### COLLECTED MATERIAL
┄┄┄┄┄┄┄┄┄┄

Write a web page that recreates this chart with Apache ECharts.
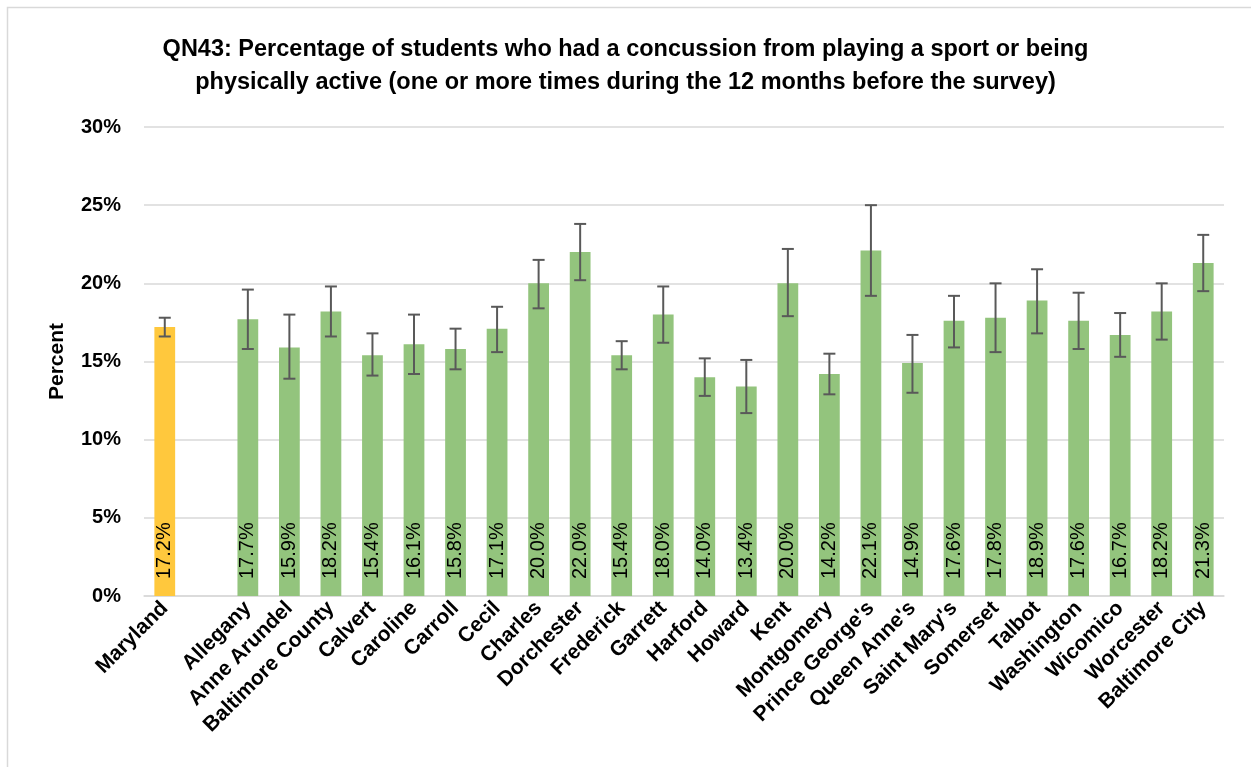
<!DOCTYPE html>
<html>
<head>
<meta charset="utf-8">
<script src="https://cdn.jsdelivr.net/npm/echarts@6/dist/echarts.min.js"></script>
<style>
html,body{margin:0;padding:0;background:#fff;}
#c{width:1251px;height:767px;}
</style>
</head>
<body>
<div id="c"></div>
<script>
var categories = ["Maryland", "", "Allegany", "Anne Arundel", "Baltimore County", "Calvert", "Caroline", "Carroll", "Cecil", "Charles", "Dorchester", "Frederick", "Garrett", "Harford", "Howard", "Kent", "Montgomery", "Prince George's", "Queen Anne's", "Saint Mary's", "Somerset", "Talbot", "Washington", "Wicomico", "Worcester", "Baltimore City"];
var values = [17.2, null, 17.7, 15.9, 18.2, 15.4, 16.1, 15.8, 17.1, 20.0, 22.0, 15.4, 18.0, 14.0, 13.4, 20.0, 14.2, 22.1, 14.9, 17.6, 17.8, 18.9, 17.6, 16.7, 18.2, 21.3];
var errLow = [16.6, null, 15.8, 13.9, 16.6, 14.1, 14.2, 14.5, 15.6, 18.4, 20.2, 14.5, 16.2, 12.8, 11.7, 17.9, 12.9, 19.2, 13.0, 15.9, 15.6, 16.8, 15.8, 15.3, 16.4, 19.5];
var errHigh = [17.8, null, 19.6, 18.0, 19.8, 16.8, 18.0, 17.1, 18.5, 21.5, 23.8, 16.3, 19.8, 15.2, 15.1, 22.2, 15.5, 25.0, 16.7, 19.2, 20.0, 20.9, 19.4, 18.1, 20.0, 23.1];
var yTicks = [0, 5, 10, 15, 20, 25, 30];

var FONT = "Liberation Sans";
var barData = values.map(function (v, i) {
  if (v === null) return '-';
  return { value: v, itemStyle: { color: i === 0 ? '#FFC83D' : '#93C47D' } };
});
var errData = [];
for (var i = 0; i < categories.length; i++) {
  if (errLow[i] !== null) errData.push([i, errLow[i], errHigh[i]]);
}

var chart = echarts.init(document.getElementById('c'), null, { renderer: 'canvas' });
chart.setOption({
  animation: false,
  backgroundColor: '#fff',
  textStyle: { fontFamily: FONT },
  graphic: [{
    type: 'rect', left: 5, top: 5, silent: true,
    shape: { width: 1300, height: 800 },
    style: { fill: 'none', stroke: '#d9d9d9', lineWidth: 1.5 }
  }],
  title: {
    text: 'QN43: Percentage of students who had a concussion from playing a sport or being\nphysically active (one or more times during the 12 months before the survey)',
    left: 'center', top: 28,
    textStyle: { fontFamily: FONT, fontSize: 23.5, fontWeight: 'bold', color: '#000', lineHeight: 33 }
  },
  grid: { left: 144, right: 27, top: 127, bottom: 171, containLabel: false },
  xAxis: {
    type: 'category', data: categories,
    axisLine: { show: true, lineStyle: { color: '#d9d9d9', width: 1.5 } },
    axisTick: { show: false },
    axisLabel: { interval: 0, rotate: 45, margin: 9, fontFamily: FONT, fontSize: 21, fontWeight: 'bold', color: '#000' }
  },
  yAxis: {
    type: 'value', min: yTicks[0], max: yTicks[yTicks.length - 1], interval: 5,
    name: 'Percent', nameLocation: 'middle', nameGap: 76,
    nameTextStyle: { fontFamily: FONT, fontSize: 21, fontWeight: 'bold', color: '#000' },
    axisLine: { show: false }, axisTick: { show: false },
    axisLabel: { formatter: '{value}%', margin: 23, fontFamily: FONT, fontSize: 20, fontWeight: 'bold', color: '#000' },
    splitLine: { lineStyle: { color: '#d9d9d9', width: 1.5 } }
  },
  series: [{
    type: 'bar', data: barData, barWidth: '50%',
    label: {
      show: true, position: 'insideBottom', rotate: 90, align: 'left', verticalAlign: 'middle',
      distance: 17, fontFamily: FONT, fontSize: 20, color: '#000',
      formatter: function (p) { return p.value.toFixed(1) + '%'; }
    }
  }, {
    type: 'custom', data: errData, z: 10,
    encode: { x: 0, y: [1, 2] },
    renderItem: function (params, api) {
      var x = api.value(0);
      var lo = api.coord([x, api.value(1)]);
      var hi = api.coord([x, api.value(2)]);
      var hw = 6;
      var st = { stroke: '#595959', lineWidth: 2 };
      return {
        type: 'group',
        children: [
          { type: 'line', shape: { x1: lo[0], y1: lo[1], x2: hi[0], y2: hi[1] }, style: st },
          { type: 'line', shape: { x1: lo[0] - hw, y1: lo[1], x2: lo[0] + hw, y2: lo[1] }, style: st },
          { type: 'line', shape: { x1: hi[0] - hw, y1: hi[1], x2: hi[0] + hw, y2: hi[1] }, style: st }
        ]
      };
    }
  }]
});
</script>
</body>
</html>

┄┄┄┄┄┄┄┄┄┄

### TO DO
From start to finish, output the listing exactly, but omit its pictures.

### RESULT OF THE TASK
Write a web page that recreates this chart with Apache ECharts.
<!DOCTYPE html>
<html>
<head>
<meta charset="utf-8">
<script src="https://cdn.jsdelivr.net/npm/echarts@6/dist/echarts.min.js"></script>
<style>
html,body{margin:0;padding:0;background:#fff;}
#c{width:1251px;height:767px;}
</style>
</head>
<body>
<div id="c"></div>
<script>
var categories = ["Maryland", "", "Allegany", "Anne Arundel", "Baltimore County", "Calvert", "Caroline", "Carroll", "Cecil", "Charles", "Dorchester", "Frederick", "Garrett", "Harford", "Howard", "Kent", "Montgomery", "Prince George's", "Queen Anne's", "Saint Mary's", "Somerset", "Talbot", "Washington", "Wicomico", "Worcester", "Baltimore City"];
var values = [17.2, null, 17.7, 15.9, 18.2, 15.4, 16.1, 15.8, 17.1, 20.0, 22.0, 15.4, 18.0, 14.0, 13.4, 20.0, 14.2, 22.1, 14.9, 17.6, 17.8, 18.9, 17.6, 16.7, 18.2, 21.3];
var errLow = [16.6, null, 15.8, 13.9, 16.6, 14.1, 14.2, 14.5, 15.6, 18.4, 20.2, 14.5, 16.2, 12.8, 11.7, 17.9, 12.9, 19.2, 13.0, 15.9, 15.6, 16.8, 15.8, 15.3, 16.4, 19.5];
var errHigh = [17.8, null, 19.6, 18.0, 19.8, 16.8, 18.0, 17.1, 18.5, 21.5, 23.8, 16.3, 19.8, 15.2, 15.1, 22.2, 15.5, 25.0, 16.7, 19.2, 20.0, 20.9, 19.4, 18.1, 20.0, 23.1];
var yTicks = [0, 5, 10, 15, 20, 25, 30];

var FONT = "Liberation Sans";
var barData = values.map(function (v, i) {
  if (v === null) return '-';
  return { value: v, itemStyle: { color: i === 0 ? '#FFC83D' : '#93C47D' } };
});
var errData = [];
for (var i = 0; i < categories.length; i++) {
  if (errLow[i] !== null) errData.push([i, errLow[i], errHigh[i]]);
}

var chart = echarts.init(document.getElementById('c'), null, { renderer: 'canvas' });
chart.setOption({
  animation: false,
  backgroundColor: '#fff',
  textStyle: { fontFamily: FONT },
  graphic: [{
    type: 'rect', left: 5, top: 5, silent: true,
    shape: { width: 1300, height: 800 },
    style: { fill: 'none', stroke: '#d9d9d9', lineWidth: 1.5 }
  }],
  title: {
    text: 'QN43: Percentage of students who had a concussion from playing a sport or being\nphysically active (one or more times during the 12 months before the survey)',
    left: 'center', top: 28,
    textStyle: { fontFamily: FONT, fontSize: 23.5, fontWeight: 'bold', color: '#000', lineHeight: 33 }
  },
  grid: { left: 144, right: 27, top: 127, bottom: 171, containLabel: false },
  xAxis: {
    type: 'category', data: categories,
    axisLine: { show: true, lineStyle: { color: '#d9d9d9', width: 1.5 } },
    axisTick: { show: false },
    axisLabel: { interval: 0, rotate: 45, margin: 9, fontFamily: FONT, fontSize: 21, fontWeight: 'bold', color: '#000' }
  },
  yAxis: {
    type: 'value', min: yTicks[0], max: yTicks[yTicks.length - 1], interval: 5,
    name: 'Percent', nameLocation: 'middle', nameGap: 76,
    nameTextStyle: { fontFamily: FONT, fontSize: 21, fontWeight: 'bold', color: '#000' },
    axisLine: { show: false }, axisTick: { show: false },
    axisLabel: { formatter: '{value}%', margin: 23, fontFamily: FONT, fontSize: 20, fontWeight: 'bold', color: '#000' },
    splitLine: { lineStyle: { color: '#d9d9d9', width: 1.5 } }
  },
  series: [{
    type: 'bar', data: barData, barWidth: '50%',
    label: {
      show: true, position: 'insideBottom', rotate: 90, align: 'left', verticalAlign: 'middle',
      distance: 17, fontFamily: FONT, fontSize: 20, color: '#000',
      formatter: function (p) { return p.value.toFixed(1) + '%'; }
    }
  }, {
    type: 'custom', data: errData, z: 10,
    encode: { x: 0, y: [1, 2] },
    renderItem: function (params, api) {
      var x = api.value(0);
      var lo = api.coord([x, api.value(1)]);
      var hi = api.coord([x, api.value(2)]);
      var hw = 6;
      var st = { stroke: '#595959', lineWidth: 2 };
      return {
        type: 'group',
        children: [
          { type: 'line', shape: { x1: lo[0], y1: lo[1], x2: hi[0], y2: hi[1] }, style: st },
          { type: 'line', shape: { x1: lo[0] - hw, y1: lo[1], x2: lo[0] + hw, y2: lo[1] }, style: st },
          { type: 'line', shape: { x1: hi[0] - hw, y1: hi[1], x2: hi[0] + hw, y2: hi[1] }, style: st }
        ]
      };
    }
  }]
});
</script>
</body>
</html>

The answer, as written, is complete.